The Nikiski plant was shut down Oct. 23 due to lack of gas supply. At that time Agrium said the facility would start up again “some time in early 2007.”

Shell Canada downgrade gets downplayed

The original headlines two years ago hollered about a “huge gas pool,” a “massive discovery,” and the “biggest find” in Alberta since 1986, one that was figured to be worth upwards of C$2 billion.

When Shell Canada let word out on Nov. 1 that the discovery contained far less gas than originally predicted and that an appraisal well was deemed to be non-commercial the news was largely ignored or relegated to inside pages.

Even company officials conceded they were disappointed with results from what was held out as the catalyst for opening up a new natural gas region in the Alberta Foothills of the Rockies.

Shell Canada now figures its Tay River find holds 220 billion cubic feet of raw gas, barely a quarter of the upper end of the initial estimate, although the discovery well is flowing at 90 million cubic feet per day and has yielded 35 bcf since mid-2005.

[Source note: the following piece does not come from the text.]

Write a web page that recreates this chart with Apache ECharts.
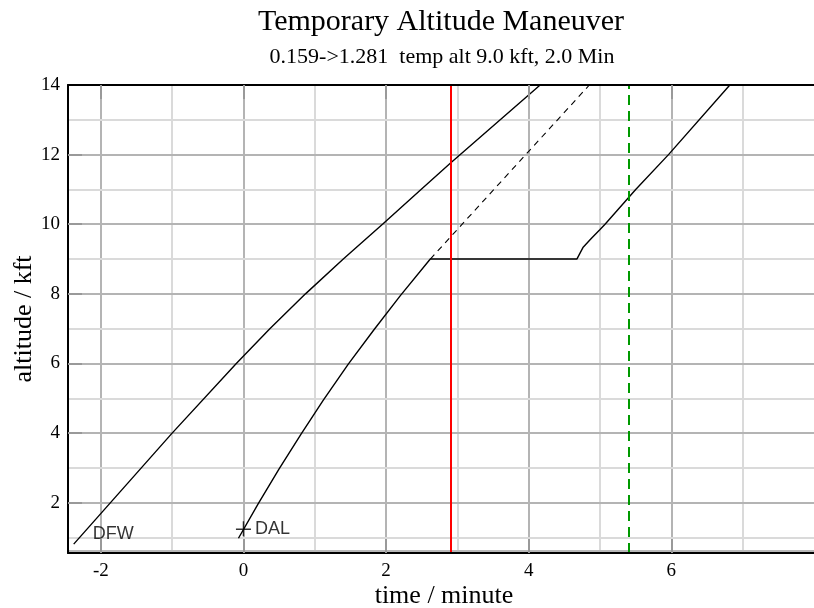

The downgrading followed the recent completion of an appraisal well that confirmed the presence of gas in the Leduc reef, but said the total pay thickness was insufficient for the well to be commercial.

Even worse, the company said it will not drill more wells in the immediate area, but plans to continue exploring for other Leduc reef opportunities in central Alberta, where it has assembled a strong land position.

Chief Executive Officer Clive Mather said that coming up short of the hoped-for gas thickness with its appraisal well “is the nature of our industry. No matter how smart we are around the seismic and the interpretation, we can still be caught out by Mother Nature.”

Results of another Tay area well might be available later this year; another well is expected to produce information within six months and a third is in the public consultation stage, proof, Shell Canada says, that it retains a bullish view of the region.

Masking some of its disappointment, the company announced on the same day that it has given formal approval to the expansion of its Athabasca oil sands project — a 100,000 barrel per day addition to the current 155,000 bpd that will cost as much as C$12.8 billion, or C$100,000-$128,000 per flowing barrel, setting a new high for the sector.

Mather said the company will make an all-out effort to beat the estimate.

He said the economics have been tested against various oil price scenarios, all of which give Shell Canada confidence it can turn a profit.

The company is 60 percent operator, with Chevron Canada and Western Oil Sands each holding 20 percent.